● Stated exercise
Pictures appear in the records below; write out everything else exactly.

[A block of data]
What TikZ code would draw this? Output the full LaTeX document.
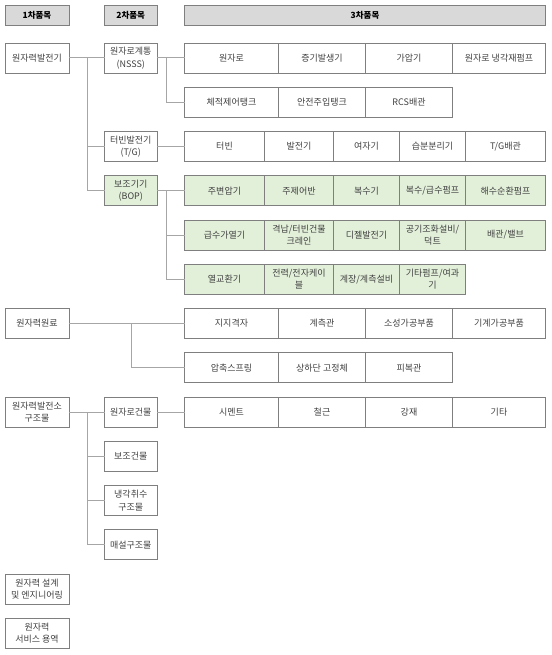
\documentclass[tikz,border=0pt]{standalone}
\usepackage{fontspec}
\setmainfont{Noto Sans CJK KR}
\usetikzlibrary{positioning}
\definecolor{boxline}{HTML}{7F7F7F}
\definecolor{connline}{HTML}{A6A6A6}
\definecolor{headfill}{HTML}{D9D9D9}
\definecolor{bopfill}{HTML}{E2EFD9}
\begin{document}
\begin{tikzpicture}[x=1pt,y=-1pt,
  box/.style={draw=boxline, line width=0.8pt, minimum height=30pt, inner sep=1pt, outer sep=0pt,
    align=center, text=black!75, font=\fontsize{9}{12.5}\selectfont},
  head/.style={box, fill=headfill, minimum height=20pt, text=black, font=\fontsize{8.5}{10}\selectfont\bfseries},
  lvone/.style={box, minimum width=64pt},
  lvtwo/.style={box, minimum width=52.5pt},
  cell/.style={box, minimum width=#1},
  bop/.style={fill=bopfill},
  conn/.style={draw=connline, line width=1pt}]
\useasboundingbox (0,0) rectangle (551,655);

% headers
\node[head, minimum width=64pt] (h1) at (37,15) {1차품목};
\node[head, minimum width=52.5pt] (h2) at (130.75,15) {2차품목};
\node[head, minimum width=361pt] (h3) at (365,15) {3차품목};

% 1차
\node[lvone] (npp) at (37,58) {원자력발전기};
\node[lvone] (fuel) at (37,323.5) {원자력원료};
\node[lvone] (str) at (37,412) {원자력발전소\\구조물};
\node[lvone] (design) at (37,589) {원자력 설계\\및 엔지니어링};
\node[lvone] (service) at (37,633.25) {원자력\\서비스 용역};

% 2차
\node[lvtwo] (nsss) at (130.75,58) {원자로계통\\(NSSS)};
\node[lvtwo] (tg) at (130.75,146.5) {터빈발전기\\(T/G)};
\node[lvtwo,bop] (bopn) at (130.75,190.75) {보조기기\\(BOP)};
\node[lvtwo] (rbld) at (130.75,412) {원자로건물};
\node[lvtwo] (aux) at (130.75,456.25) {보조건물};
\node[lvtwo] (cool) at (130.75,500.5) {냉각취수\\구조물};
\node[lvtwo] (bur) at (130.75,544.75) {매설구조물};

% 3차 - NSSS
\node[cell=94pt, anchor=west] (r1a) at (184.5,58) {원자로};
\node[cell=87pt, right=0pt of r1a] (r1b) {증기발생기};
\node[cell=87pt, right=0pt of r1b] (r1c) {가압기};
\node[cell=93pt, right=0pt of r1c] (r1d) {원자로 냉각재펌프};
\node[cell=94pt, anchor=west] (r2a) at (184.5,102.25) {체적제어탱크};
\node[cell=87pt, right=0pt of r2a] (r2b) {안전주입탱크};
\node[cell=87pt, right=0pt of r2b] (r2c) {RCS배관};

% 3차 - T/G
\node[cell=80pt, anchor=west] (t1a) at (184.5,146.5) {터빈};
\node[cell=69pt, right=0pt of t1a] (t1b) {발전기};
\node[cell=66pt, right=0pt of t1b] (t1c) {여자기};
\node[cell=66pt, right=0pt of t1c] (t1d) {습분분리기};
\node[cell=80pt, right=0pt of t1d] (t1e) {T/G배관};

% 3차 - BOP
\node[cell=80pt, bop, anchor=west] (g1a) at (184.5,190.75) {주변압기};
\node[cell=69pt, bop, right=0pt of g1a] (g1b) {주제어반};
\node[cell=66pt, bop, right=0pt of g1b] (g1c) {복수기};
\node[cell=66pt, bop, right=0pt of g1c] (g1d) {복수/급수펌프};
\node[cell=80pt, bop, right=0pt of g1d] (g1e) {해수순환펌프};
\node[cell=80pt, bop, anchor=west] (g2a) at (184.5,235) {급수가열기};
\node[cell=69pt, bop, right=0pt of g2a] (g2b) {격납/터빈건물\\크레인};
\node[cell=66pt, bop, right=0pt of g2b] (g2c) {디젤발전기};
\node[cell=66pt, bop, right=0pt of g2c] (g2d) {공기조화설비/\\덕트};
\node[cell=80pt, bop, right=0pt of g2d] (g2e) {배관/밸브};
\node[cell=80pt, bop, anchor=west] (g3a) at (184.5,279.25) {열교환기};
\node[cell=69pt, bop, right=0pt of g3a] (g3b) {전력/전자케이\\블};
\node[cell=66pt, bop, right=0pt of g3b] (g3c) {계장/계측설비};
\node[cell=66pt, bop, right=0pt of g3c] (g3d) {기타펌프/여과\\기};

% 3차 - 원료
\node[cell=94pt, anchor=west] (f1a) at (184.5,323.5) {지지격자};
\node[cell=87pt, right=0pt of f1a] (f1b) {계측관};
\node[cell=87pt, right=0pt of f1b] (f1c) {소성가공부품};
\node[cell=93pt, right=0pt of f1c] (f1d) {기계가공부품};
\node[cell=94pt, anchor=west] (f2a) at (184.5,367.75) {압축스프링};
\node[cell=87pt, right=0pt of f2a] (f2b) {상하단 고정체};
\node[cell=87pt, right=0pt of f2b] (f2c) {피복관};

% 3차 - 구조물
\node[cell=94pt, anchor=west] (c1a) at (184.5,412) {시멘트};
\node[cell=87pt, right=0pt of c1a] (c1b) {철근};
\node[cell=87pt, right=0pt of c1b] (c1c) {강재};
\node[cell=93pt, right=0pt of c1c] (c1d) {기타};

% connectors
\coordinate (tr1) at (87,58);
\coordinate (br1) at (166.6,58);
\coordinate (br2) at (166.6,190.75);
\coordinate (br3) at (131,323.5);
\coordinate (tr2) at (87,412);
\draw[conn] (npp) -- (nsss);
\draw[conn] (tr1) |- (tg.west);
\draw[conn] (tr1) |- (bopn.west);
\draw[conn] (nsss) -- (r1a);
\draw[conn] (br1) |- (r2a.west);
\draw[conn] (tg) -- (t1a);
\draw[conn] (bopn) -- (g1a);
\draw[conn] (br2) |- (g2a.west);
\draw[conn] (br2) |- (g3a.west);
\draw[conn] (fuel) -- (f1a);
\draw[conn] (br3) |- (f2a.west);
\draw[conn] (str) -- (rbld);
\draw[conn] (rbld) -- (c1a);
\draw[conn] (tr2) |- (aux.west);
\draw[conn] (tr2) |- (cool.west);
\draw[conn] (tr2) |- (bur.west);
\end{tikzpicture}
\end{document}
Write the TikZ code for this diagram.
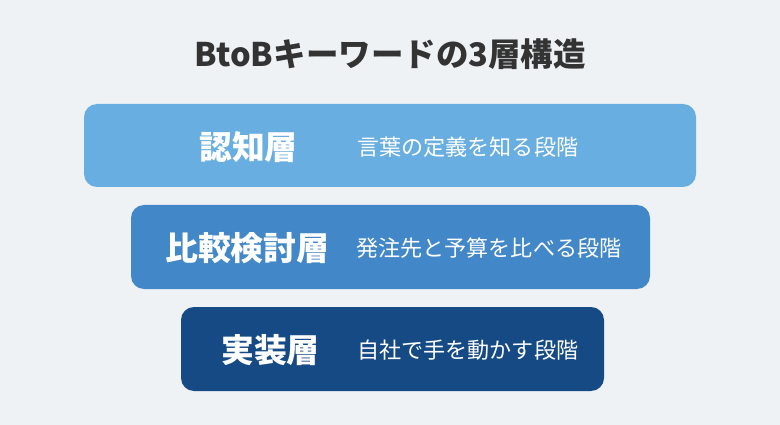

● Answer to this problem
What TikZ code would draw this? Output the full LaTeX document.
\documentclass[tikz,border=0pt]{standalone}
\usepackage{fontspec}
\setmainfont{Noto Sans CJK KR}
\usetikzlibrary{positioning}
\definecolor{boxline}{HTML}{7F7F7F}
\definecolor{connline}{HTML}{A6A6A6}
\definecolor{headfill}{HTML}{D9D9D9}
\definecolor{bopfill}{HTML}{E2EFD9}
\begin{document}
\begin{tikzpicture}[x=1pt,y=-1pt,
  box/.style={draw=boxline, line width=0.8pt, minimum height=30pt, inner sep=1pt, outer sep=0pt,
    align=center, text=black!75, font=\fontsize{9}{12.5}\selectfont},
  head/.style={box, fill=headfill, minimum height=20pt, text=black, font=\fontsize{8.5}{10}\selectfont\bfseries},
  lvone/.style={box, minimum width=64pt},
  lvtwo/.style={box, minimum width=52.5pt},
  cell/.style={box, minimum width=#1},
  bop/.style={fill=bopfill},
  conn/.style={draw=connline, line width=1pt}]
\useasboundingbox (0,0) rectangle (551,655);

% headers
\node[head, minimum width=64pt] (h1) at (37,15) {1차품목};
\node[head, minimum width=52.5pt] (h2) at (130.75,15) {2차품목};
\node[head, minimum width=361pt] (h3) at (365,15) {3차품목};

% 1차
\node[lvone] (npp) at (37,58) {원자력발전기};
\node[lvone] (fuel) at (37,323.5) {원자력원료};
\node[lvone] (str) at (37,412) {원자력발전소\\구조물};
\node[lvone] (design) at (37,589) {원자력 설계\\및 엔지니어링};
\node[lvone] (service) at (37,633.25) {원자력\\서비스 용역};

% 2차
\node[lvtwo] (nsss) at (130.75,58) {원자로계통\\(NSSS)};
\node[lvtwo] (tg) at (130.75,146.5) {터빈발전기\\(T/G)};
\node[lvtwo,bop] (bopn) at (130.75,190.75) {보조기기\\(BOP)};
\node[lvtwo] (rbld) at (130.75,412) {원자로건물};
\node[lvtwo] (aux) at (130.75,456.25) {보조건물};
\node[lvtwo] (cool) at (130.75,500.5) {냉각취수\\구조물};
\node[lvtwo] (bur) at (130.75,544.75) {매설구조물};

% 3차 - NSSS
\node[cell=94pt, anchor=west] (r1a) at (184.5,58) {원자로};
\node[cell=87pt, right=0pt of r1a] (r1b) {증기발생기};
\node[cell=87pt, right=0pt of r1b] (r1c) {가압기};
\node[cell=93pt, right=0pt of r1c] (r1d) {원자로 냉각재펌프};
\node[cell=94pt, anchor=west] (r2a) at (184.5,102.25) {체적제어탱크};
\node[cell=87pt, right=0pt of r2a] (r2b) {안전주입탱크};
\node[cell=87pt, right=0pt of r2b] (r2c) {RCS배관};

% 3차 - T/G
\node[cell=80pt, anchor=west] (t1a) at (184.5,146.5) {터빈};
\node[cell=69pt, right=0pt of t1a] (t1b) {발전기};
\node[cell=66pt, right=0pt of t1b] (t1c) {여자기};
\node[cell=66pt, right=0pt of t1c] (t1d) {습분분리기};
\node[cell=80pt, right=0pt of t1d] (t1e) {T/G배관};

% 3차 - BOP
\node[cell=80pt, bop, anchor=west] (g1a) at (184.5,190.75) {주변압기};
\node[cell=69pt, bop, right=0pt of g1a] (g1b) {주제어반};
\node[cell=66pt, bop, right=0pt of g1b] (g1c) {복수기};
\node[cell=66pt, bop, right=0pt of g1c] (g1d) {복수/급수펌프};
\node[cell=80pt, bop, right=0pt of g1d] (g1e) {해수순환펌프};
\node[cell=80pt, bop, anchor=west] (g2a) at (184.5,235) {급수가열기};
\node[cell=69pt, bop, right=0pt of g2a] (g2b) {격납/터빈건물\\크레인};
\node[cell=66pt, bop, right=0pt of g2b] (g2c) {디젤발전기};
\node[cell=66pt, bop, right=0pt of g2c] (g2d) {공기조화설비/\\덕트};
\node[cell=80pt, bop, right=0pt of g2d] (g2e) {배관/밸브};
\node[cell=80pt, bop, anchor=west] (g3a) at (184.5,279.25) {열교환기};
\node[cell=69pt, bop, right=0pt of g3a] (g3b) {전력/전자케이\\블};
\node[cell=66pt, bop, right=0pt of g3b] (g3c) {계장/계측설비};
\node[cell=66pt, bop, right=0pt of g3c] (g3d) {기타펌프/여과\\기};

% 3차 - 원료
\node[cell=94pt, anchor=west] (f1a) at (184.5,323.5) {지지격자};
\node[cell=87pt, right=0pt of f1a] (f1b) {계측관};
\node[cell=87pt, right=0pt of f1b] (f1c) {소성가공부품};
\node[cell=93pt, right=0pt of f1c] (f1d) {기계가공부품};
\node[cell=94pt, anchor=west] (f2a) at (184.5,367.75) {압축스프링};
\node[cell=87pt, right=0pt of f2a] (f2b) {상하단 고정체};
\node[cell=87pt, right=0pt of f2b] (f2c) {피복관};

% 3차 - 구조물
\node[cell=94pt, anchor=west] (c1a) at (184.5,412) {시멘트};
\node[cell=87pt, right=0pt of c1a] (c1b) {철근};
\node[cell=87pt, right=0pt of c1b] (c1c) {강재};
\node[cell=93pt, right=0pt of c1c] (c1d) {기타};

% connectors
\coordinate (tr1) at (87,58);
\coordinate (br1) at (166.6,58);
\coordinate (br2) at (166.6,190.75);
\coordinate (br3) at (131,323.5);
\coordinate (tr2) at (87,412);
\draw[conn] (npp) -- (nsss);
\draw[conn] (tr1) |- (tg.west);
\draw[conn] (tr1) |- (bopn.west);
\draw[conn] (nsss) -- (r1a);
\draw[conn] (br1) |- (r2a.west);
\draw[conn] (tg) -- (t1a);
\draw[conn] (bopn) -- (g1a);
\draw[conn] (br2) |- (g2a.west);
\draw[conn] (br2) |- (g3a.west);
\draw[conn] (fuel) -- (f1a);
\draw[conn] (br3) |- (f2a.west);
\draw[conn] (str) -- (rbld);
\draw[conn] (rbld) -- (c1a);
\draw[conn] (tr2) |- (aux.west);
\draw[conn] (tr2) |- (cool.west);
\draw[conn] (tr2) |- (bur.west);
\end{tikzpicture}
\end{document}
Write the TikZ code for this diagram.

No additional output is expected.